The digital revolution progresses at full pace and reshapes our societies. Many countries have invested in data-driven governance. The common idea is that "more data is more knowledge, more knowledge is more power, and more power is more success." This "magic formula" has promoted the concept of a digitally empowered "benevolent dictator" or "wise king," able to predict and control the world in an optimal way. It seems to be the main reason for the massive collection of personal data, which companies and governments alike have engaged in.
The concept of the benevolent dictator implies that democracy would be overhauled. I certainly agree that democracy deserves a digital upgrade, but in recent years many voices in the IT industry have even claimed that democracy is an "outdated technology," which needs to be bulldozed. Similar arguments have been put forward by politicians in various countries. There is now an acute danger that democracy would be ended in response to challenges and threats such as climate change, resource shortages, and terrorism. A number of countries come to mind.

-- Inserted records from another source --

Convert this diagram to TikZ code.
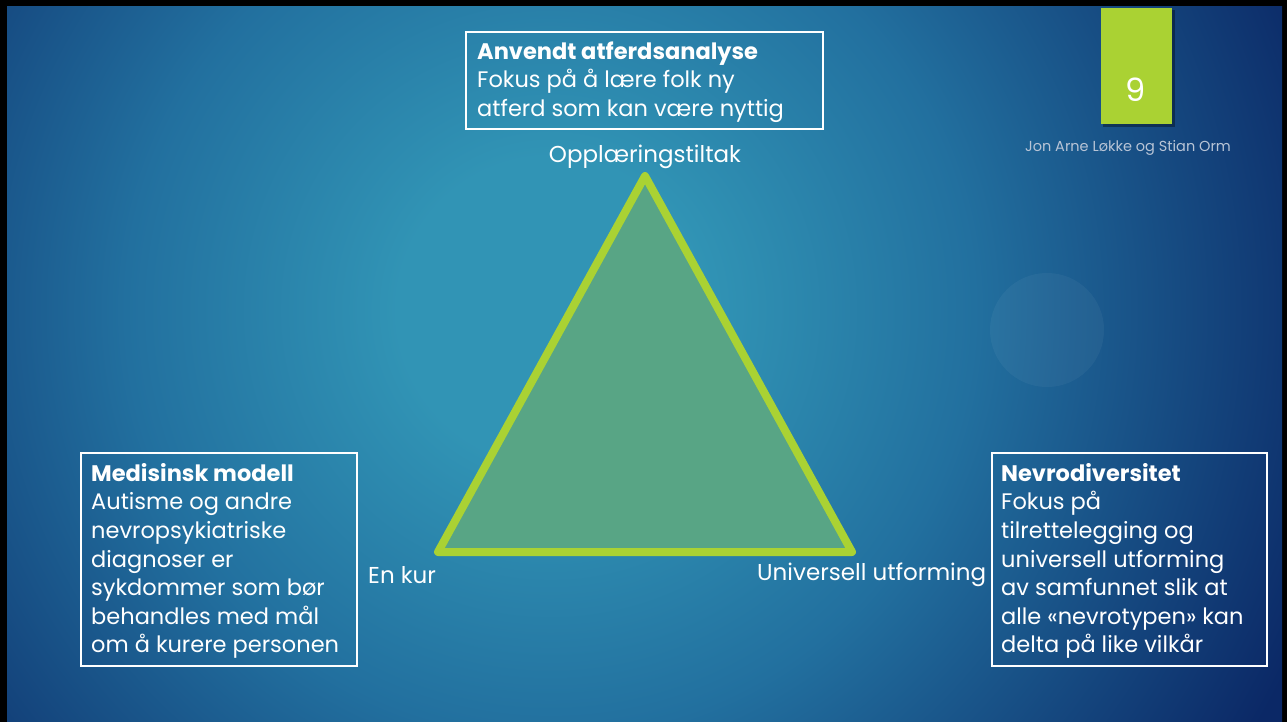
\documentclass[tikz,border=0pt]{standalone}
\usepackage{fontspec}
\setmainfont{Poppins}
\definecolor{limeg}{HTML}{AAD233}
\definecolor{bgC}{HTML}{3194B5}
\definecolor{bgM}{HTML}{22709F}
\definecolor{bgO}{HTML}{0B2866}
\definecolor{trifill}{HTML}{58A585}
\definecolor{authgrey}{HTML}{B8C4D6}
\pgfdeclareradialshading{bgshade}{\pgfpoint{0bp}{0bp}}{color(0bp)=(bgC); color(3.8bp)=(bgC); color(10.6bp)=(bgM); color(20.5bp)=(bgO); color(50bp)=(bgO)}
\tikzset{
  boxtext/.style={text=white, anchor=west, align=left, inner sep=0pt,
    font=\fontsize{22.5}{28.6}\selectfont},
  lbl/.style={text=white, inner sep=0pt, font=\fontsize{23}{27}\selectfont},
}
\begin{document}
\begin{tikzpicture}[x=1pt,y=-1pt]
\useasboundingbox (0,0) rectangle (1287,722);
\fill[black] (0,0) rectangle (1287,722);
\begin{scope}
  \clip (7,7) rectangle (1282,722);
  \shade[shading=bgshade] (550,310) circle (1000pt);
  \fill[white,opacity=0.045] (1047,330) circle (57pt);
\end{scope}

% slide number
\fill[black,opacity=0.35] (1103,10) rectangle (1175,127);
\node[fill=limeg, minimum width=71pt, minimum height=116pt, inner sep=0pt, anchor=north west] (numbox) at (1101,8) {};
\node[text=white, font=\fontsize{32}{36}\selectfont] (num) at (1136,90) {9};
\node[text=authgrey, font=\fontsize{14.5}{17}\selectfont] (author) at (1128,148) {Jon Arne Løkke og Stian Orm};

% triangle
\coordinate (apex) at (645,176);
\coordinate (bl) at (438,552);
\coordinate (br) at (852,552);
\draw[limeg, line width=8pt, line join=round, fill=trifill] (apex) -- (bl) -- (br) -- cycle;

% labels
\node[lbl] (opp) at (645,157) {Opplæringstiltak};
\node[lbl, anchor=west] (kur) at (368,575) {En kur};
\node[lbl, anchor=west] (uni) at (757,575) {Universell utforming};

% boxes
\draw[white, line width=1.1pt] (466,32) rectangle (823,129);
\node[boxtext] (toptext) at (477,82) {\textbf{Anvendt atferdsanalyse}\\Fokus på å lære folk ny\\atferd som kan være nyttig};

\draw[white, line width=1.1pt] (81,453) rectangle (357,666);
\node[boxtext] (lefttext) at (91,561) {\textbf{Medisinsk modell}\\Autisme og andre\\nevropsykiatriske\\diagnoser er\\sykdommer som bør\\behandles med mål\\om å kurere personen};

\draw[white, line width=1.1pt] (992,453) rectangle (1267,666);
\node[boxtext] (righttext) at (1001,561) {\textbf{Nevrodiversitet}\\Fokus på\\tilrettelegging og\\universell utforming\\av samfunnet slik at\\alle «nevrotypen» kan\\delta på like vilkår};
\end{tikzpicture}
\end{document}
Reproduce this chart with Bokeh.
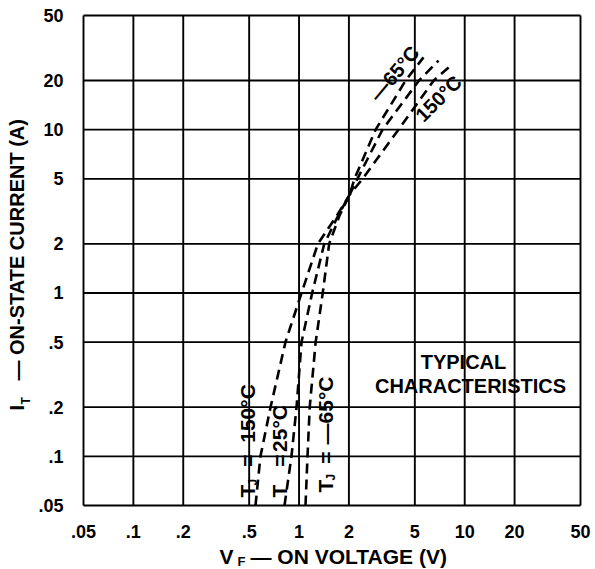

However, recent data-driven analyses show that democracy is not a luxury, in contrast to what has been claimed by increasingly many people before. Democracy pays off. A study by Heinrich Nax and Anke Schorr, using high-performance computers, reveals "short-run economic incentives to de-democratization for the most economically and democratically developed nations. [However,] These short-run boosts come with intermediate-run reductions of political capitals and with long-run reductions in growth." In other words: demolishing democracy would be a terrible and costly mistake.
Therefore, the anti-democratic trend in many countries is dangerous and needs to be stopped. First, because ending freedom, participation, and justice would end in socio-political instability and finally in revolution or war. (Similar instabilities have already occurred during the transition from the agricultural to the industrial society and from there to the service society.) Second, because the above "magic formula" is based on flawed assumptions.
Society is not a machine. It cannot be steered like a car. Interaction—and the resulting complex dynamics of the system—changes everything. We know this, for example, from spontaneous breakdowns of traffic flow. Even if we could read the minds of all drivers, such "phantom traffic jams" could not be prevented. But there is a way to prevent them, based on the use of suitable driver assistant systems: distributed control approaches, using Internet of Things technology, real-time data and suitable real-time feedback, together with knowledge from complexity science.
The paradigm of data-driven optimization would work perhaps if we knew the right goal function; moreover, the world would have to change slowly enough, it would have to be sufficiently well predictable, and simple enough. However, all these preconditions are not fulfilled. As we continue to network the world, its complexity grows faster than the data volume, the processing power and the data that can be transmitted. Many aspects of the world are emergent and hardly predictable. The world is quickly changing by innovation, and we need even more of it! Not even the goal function is well-known: should it be gross national product per capita or sustainability, power or peace, average lifespan or happiness? In such cases, (co-)evolution, adaptation, and resilience are the right paradigms, not optimization.
Decision-makers around the globe need to be aware of these things, to save democracy, to get better information systems on the way than those that are based on mass surveillance and brute-force data mining; to argue for interdisciplinary and global collaboration; for approaches built on transparency and trust; for open and participatory systems, because they mobilize the capacity of the entire society; and for systems based on diversity and pluralism, because they promote innovation, societal resilience, and collective intelligence.
If we don't manage to get things on the right way, we may lose many societal, economic, legal and cultural achievements of the past centuries; we might see one of the darkest periods of human history; something much worse than "1984—Big Brother is watching you": a society, in which we might lose our freedom, enslaved by a "citizen score" that would give us plus or minus points for everything we or our friends and partners do; where the government and big corporations would determine how we should live our lives.